OSHA also offers from great workplace safety training, but how necessary that is depends on your specific situation.


----------



## mstaylor (Aug 28, 2010)

There is not a formal certification required to operate lifts, scissor or man lifts. What is required is proper training and proof that you have received it. This translates to the "certification" that everyone says you need. If you only work for one company and you only want to run in their facilities then a letter in your employment file does same thing. 
You can never have too many classes or certifications in this business. There is a position that is called "compedently trained person" that is good to have. This allows you to make the call on what can be done outside of the OSHA regs when they can't be followed. Fork lift is another seperate training. There is a material lifting cert that is required if you are doing any crane work, as well as crane signals. CDLs for driving trucks over a certain weight or having air brakes is good if you want to work for a rental house.


----------



## jwl868 (Aug 29, 2010)

The term “Competent person” (and sometimes “Competent designated person”) is used in several, but not all parts of US OSHA. There is no standard definition. But more to the point, when used, it applies to a very narrow range responsibilities, for example inspections of equipment, or designs of safety systems, or supervision of assembly of safety systems. I did not have the time to check through all of the uses of the term, but none of the definitions that I found give an individual the ability “to make the call on what can be done outside of the OSHA regs when they can't be followed.”


Joe


----------



## mstaylor (Aug 31, 2010)

Absolutely.
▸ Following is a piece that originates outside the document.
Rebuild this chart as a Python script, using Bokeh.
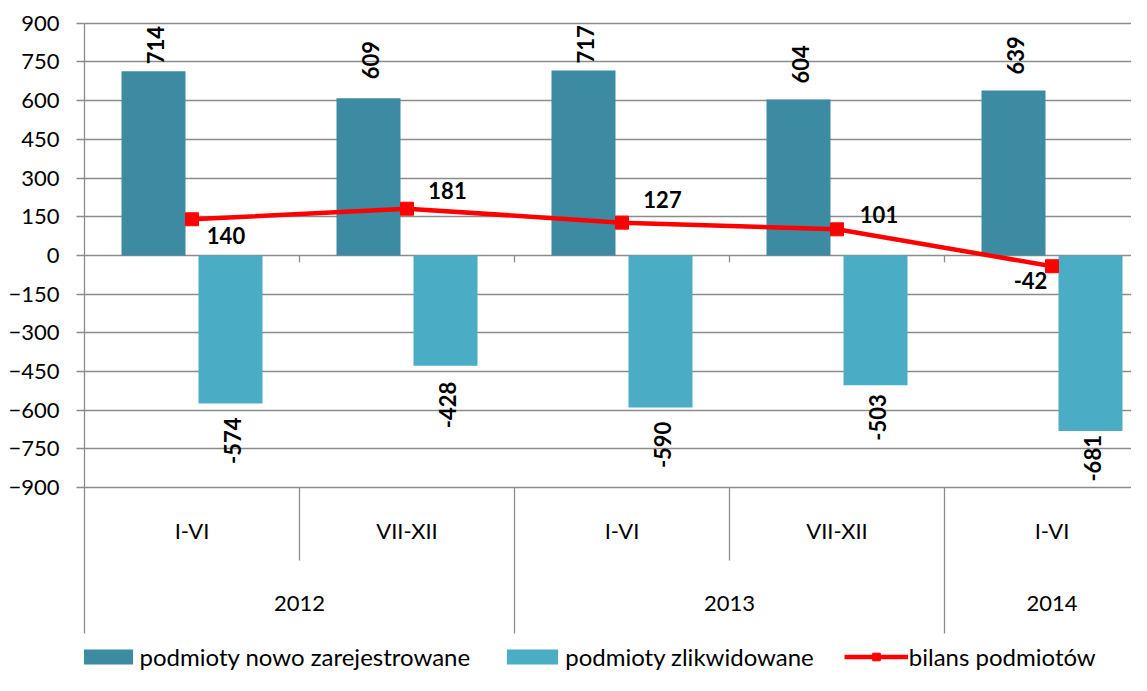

Think about house construction, you cannot be tied to any safety device when setting rafters. The competent person decides who does the dangerous portions and how to make it as safe as possible. I agree that this person also writes the safety program for a particular job site or area.


----------



## jwl868 (Aug 31, 2010)

I dove back in and found OSHA’s general definition (from their website):

The term "Competent Person" is used in many OSHA standards and documents. An OSHA "competent person" is defined as "one who is capable of identifying existing and predictable hazards in the surroundings or working conditions which are unsanitary, hazardous, or dangerous to employees, and who has authorization to take prompt corrective measures to eliminate them". [29 CFR 1926.32(f)]. 

But the term is still narrowly used in different sections of OSHA.

OSHA does have a webpage devoted to the topic:

Safety and Health Topics: Competent Persons


Joe


----------